Possibly, but if artificial kidneys (or artiforg) becomes viable for all types of patients. It would make sense to ban live organ transplant. Anybody caught transplanting live organs without a valid reason and reasoning signed off in triplicate will get their license revoked and jailed for many years. Co-conspirators to be jailed as well. Supermax, no pass go.
Of course something like this only works if the international community is synced. Nothing to stop a group of (rich) people from flying to a country without these laws and organ shopping.
Why would that be desirable, though? The artificial kidney would likely be superior just because it doesn't require immune-suppressant drugs. I don't think there'd be much of a market for that sketchily-obtained real kidney.
The Kidney project has been at it for at least 8 years. Maybe they’ll have something in 10 years. I am not optimistic about anything coming out of it soon. It’s like the Moller Skycar.
I'm glad there are still new developments and I hope something comes of it (I have known people who needed to go through dialysis). It is definitely in the realm of the high-and-lofty.
I wonder if someday technology like this will advance to a point where we can create entirely new organs that can do things that weren’t possible before.
American health insurance is allowed to refuse to pay for any treatment considered experimental so the correct question is "will anyone be able to afford it" and the answer is "not the masses not anytime this decade".
I see this argument very often in relation to various medical interventions. First off, insurance anywhere isn’t going to just pay for experimental treatment. Second, a great deal of inventions were not available to the masses at first. So should we stop inventing things? Or wait for a new worldwide socialist revolution first?
hope as much money & marketing is poured in cure, is also poured into prevention as it is better to prevent than to cure.
I believe that many types of kidney diseases are linked to metabolic syndrome. Hope media and doctors highlight this to all and sundry that eating less, moving more, keeping weight and blood sugar in control can stop disease progression.
Kidney problems can also be acute. Resulting from some kind of poisoning, out-of-control infection, or some situation where immune system attacks the body itself.
Husband of an friend of mine (~75y old at the time) got unwell during a heatwave. Kidneys gave up, resulting in blood poisoning & that was the end.
I hope for the grow-spare-from-own-body-cells method to become a practical option. That would do away with donor shortages & immune system rejection problems. Kidneys & liver would probably rank high as desired replacement organs.
I respect what you are saying, but both people I know suffering through it are type 1, and are just struggling to stay alive in a way where they want to continue living.
I don't think there's anything bad about wondering that at all. While people generally don't die from kidney stones nowadays (although sometimes they still do), they are widely acknowledged as producing some of the most severe pain that humans can experience (sometimes they're not bad, or even painless, but when they are painful, boy howdy does it hurt).
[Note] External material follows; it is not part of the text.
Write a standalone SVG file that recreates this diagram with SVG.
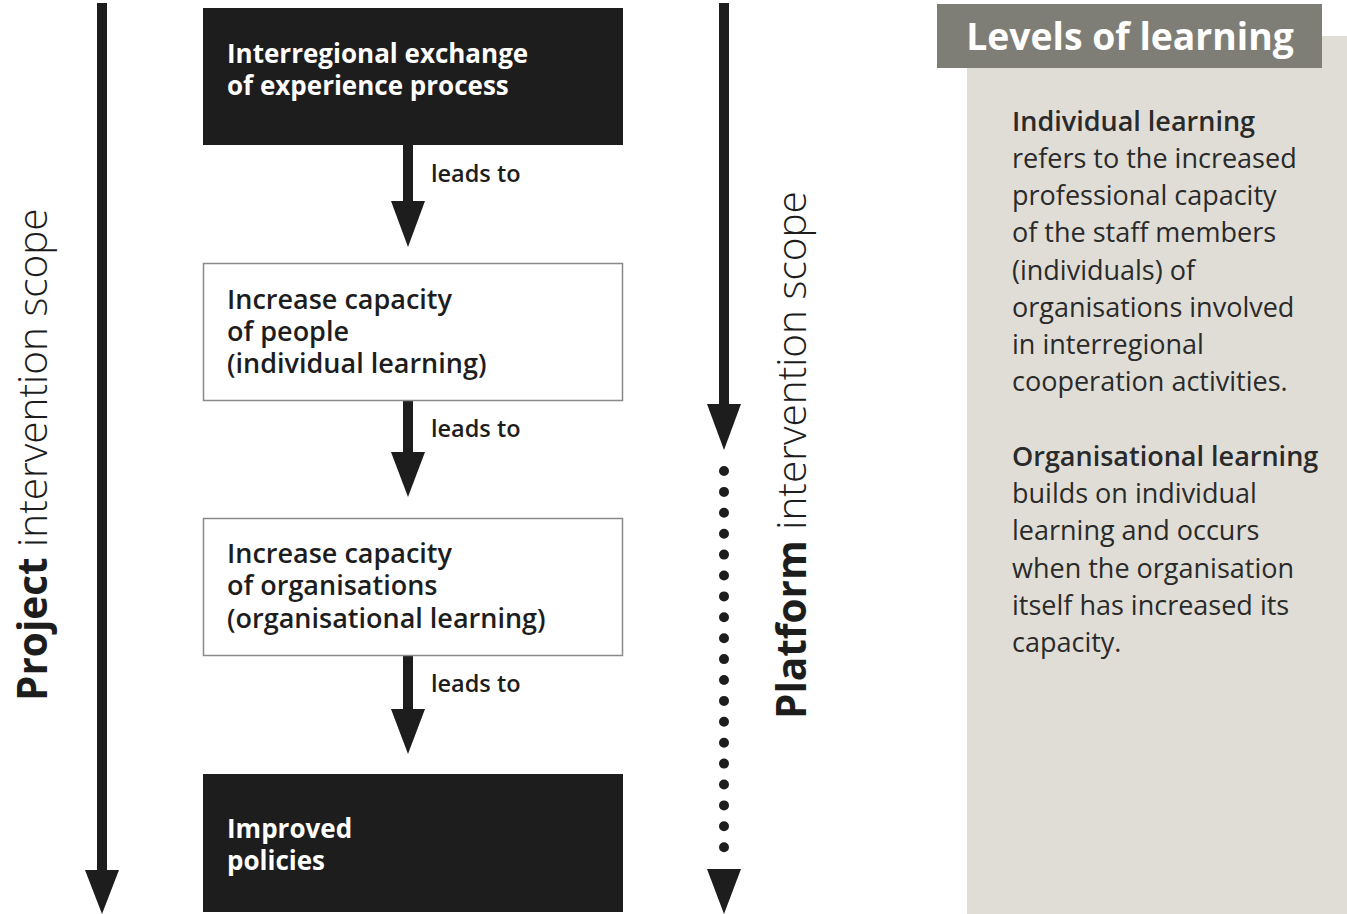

Just speculating, I'd guess that while artificial kidneys might possibly develop stones, they wouldn't be painful, as the artificial kidney probably wouldn't be connected to the patient's nervous system.
Presumably it's just an overbroad filter responding to some random attack in the past. Either way: best not to pick it apart on this thread, which isn't about web filtering, but rather artificial kidneys.
The holy grail of transplant medicine for years has been acquired immunity, where you convince the immunesystem not to attack the transplant. Still hoping we see progress there, but this looks like a viable alternative to a donor transplant.